All through time there has been a small portion of the human population who are perpetually driven to gather evidence for their personal scientific theory that somehow helps explain where we came from. It is inherent to their behavior, a born in talent for writing scientific theory that few have. And they always have a very healthy religious side that helped make them the legends they became by giving them the ability to see no limit to what science can discover, even our Creator.
Charles Darwin attended divinity school on a mission to discover the Creator through science. He then found clues pertaining to our origin that were disturbing to his faith but still helpful to science so he none the less wrote about it. Now we honor with monuments this great scientist who actually had no scientific credentials at all, only a divinity degree. But in this case even Atheists can make an exception for him.
Albert Einstein saw himself explaining how God works so he was well in touch with his religious side. Young religious school taught Galileo wanted to be a monk and clergy respected him, then in college his professors gave up on him which helped start an academia feud that reached the pope.

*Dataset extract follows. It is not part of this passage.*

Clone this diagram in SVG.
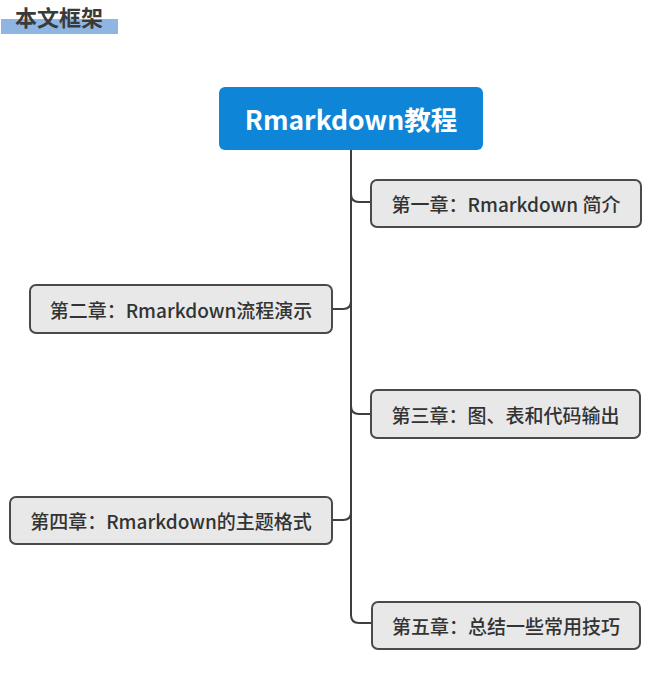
<svg xmlns="http://www.w3.org/2000/svg" width="653" height="697" viewBox="0 0 653 697">
<style>
.t{font-family:"Noto Sans CJK SC","Noto Sans",sans-serif;font-weight:500;fill:#333;font-size:19px;text-anchor:middle;dominant-baseline:central}
.n{fill:#e8e8e8;stroke:#4a4a4a;stroke-width:2}
.c{fill:none;stroke:#3f3f3f;stroke-width:2}
</style>
<rect width="653" height="697" fill="#ffffff"/>
<g id="title">
<rect x="1" y="19" width="117" height="15" fill="#8fb5e2"/>
<text x="15" y="26" style="font-family:'Noto Sans CJK SC',sans-serif;font-weight:700;font-size:22px;fill:#3a3a3a">本文框架</text>
</g>
<g id="connectors">
<path class="c" d="M351 150 V615 Q351 623 359 623 H372"/>
<path class="c" d="M351 194 Q351 202 359 202 H371"/>
<path class="c" d="M332 309 H343 Q351 309 351 301"/>
<path class="c" d="M351 406 Q351 414 359 414 H371"/>
<path class="c" d="M332 520 H343 Q351 520 351 512"/>
</g>
<g id="root">
<rect x="219" y="87" width="264" height="63" rx="6" fill="#0f85d7"/>
<text class="t" x="351" y="118" style="fill:#fff;font-size:26.5px;font-weight:700">Rmarkdown教程</text>
</g>
<g id="node1">
<rect class="n" x="371" y="180" width="270" height="47" rx="6"/>
<text class="t" x="506" y="203.5">第一章：Rmarkdown 简介</text>
</g>
<g id="node2">
<rect class="n" x="30" y="285" width="302" height="48" rx="6"/>
<text class="t" x="181" y="309">第二章：Rmarkdown流程演示</text>
</g>
<g id="node3">
<rect class="n" x="371" y="390" width="269" height="48" rx="6"/>
<text class="t" x="505.5" y="414">第三章：图、表和代码输出</text>
</g>
<g id="node4">
<rect class="n" x="10" y="497" width="322" height="47" rx="6"/>
<text class="t" x="171" y="520.5">第四章：Rmarkdown的主题格式</text>
</g>
<g id="node5">
<rect class="n" x="372" y="602" width="268" height="47" rx="6"/>
<text class="t" x="506" y="625.5">第五章：总结一些常用技巧</text>
</g>
</svg>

Here below is the author of "Big Bang Theory" the Belgian Roman Catholic priest honorary prelate professor of physics and astronomer at the Catholic University of Leuven, Monsignor Georges Henri Joseph Édouard Lemaître all dressed up to look good for a science photo for the future to remember him by:
User posted image: http://upload.wikimedia.org/wikipedia/commons/thumb/5/52/Lemaitre.jpg/250px-Lemaitre.jpg
http://en.wikipedia.org/wiki/Georges_Lema%C3%AEtre
We also have to remember Sir Isaac Newton, who expected the clergy to see his way of interpreting scripture or else he had to loudly protest until they at least pacified him.
In Massachusetts there is the legend Dr. Reverend Edward Hitchcock who did not have a formal college education. But his self-learning very well educated him and he became president of still world-class Amherst College where he described dinosaur footprints and trace fossils like none had ever done in science before. This was way before modern paleontology and finding the deserts full of dinosaur skeletons so this is a large part of how the science of paleontology began in the Americas.
Below you can see the modern museum/shrine Reverend Hitchcock earned to go with his statue (lower-right of center) with major trace-fossil collection in background at the even bigger and better Natural History Museum they built in his honor:
User posted image: User posted image
https://www.amherst.edu/museums/naturalhist...ultimedia_tours
Here we have a "liberal arts college" yet the most revered science legend of them all is a local reverend who had his own church and what he wrote pertaining to science and religion boils down to the search for the Creator in science that I often talk about. What they have of value is not something they believe one way or another, it is something that is discovered that produces scientific information that brings that human search a little further along the path they are traveling that leads to where all people want to go too. Scientists from all over the world come to what is essentially his shrine, to study his collection.
There is no doubt we can keep the faith and still be a science leader. Science more than has a place for those who have a very religious way of seeing things. These are the people who science most admirably remembers and always will. Therefore those with a healthy religious side are not the exception, we still rule!